Hietala: I would say yes, at a conceptual level, but it's like what we saw with virtualization. When there was a mad rush to virtualize everything, many of those traditional security controls didn't translate directly into the virtualized world. The same thing is true with big data.
When you're talking about those volumes of data, applying encryption, applying various security controls, you have to think about how those things are going to scale? That may require new solutions from new technologies and that sort of thing.
Gardner: Chris Gerty, when it comes to that governance, security, and access control, are there any lessons that you've learned that you are aware of in terms of the best of openness, but also with the ability to manage the spigot?
Gerty: Spigot is probably a dangerous term to use, because it implies that all data is treated the same.

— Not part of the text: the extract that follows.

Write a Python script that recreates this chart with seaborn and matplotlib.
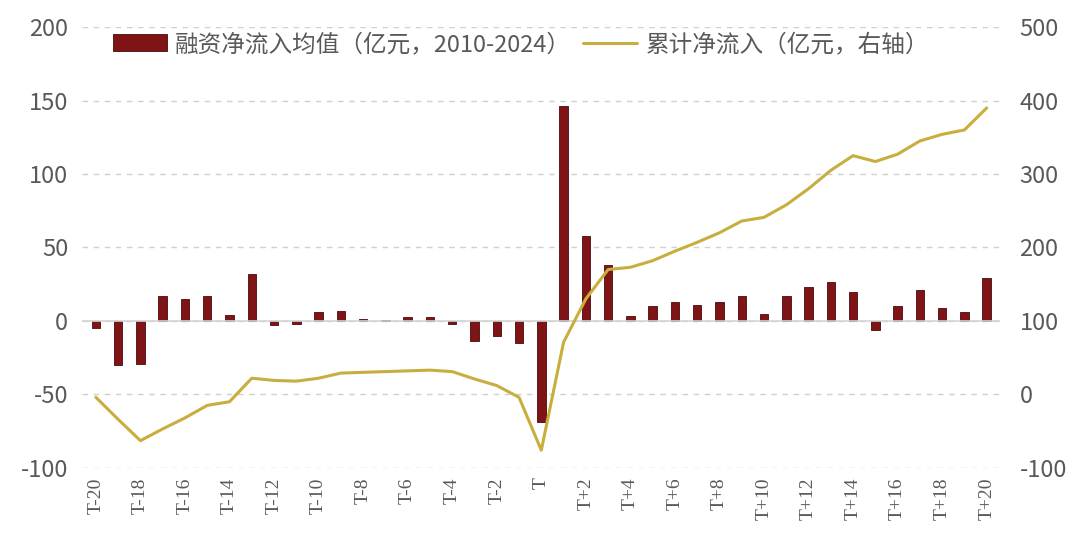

The sooner that you can tag the data as either sensitive or not, mostly coming from the person or team that's developed or originated the data, the better.
Kicking the Can
Once you have it on a hard drive, once you get crazy about storing everything, if you don't know where it came from, you're forced to put it into a secure environment. And that's just kicking the can down the road. It's really a disservice to people who might use the data in a useful way to address their problems.
We constantly have satellites that are made for one purpose. They send all the data down. It's controlled either for security or for intellectual property so someone can write a paper. Then, after the project doesn't get funded or it just comes to a nice graceful close, there is that extra step, which is almost a responsibility of the originators, to make it useful to the rest of the world.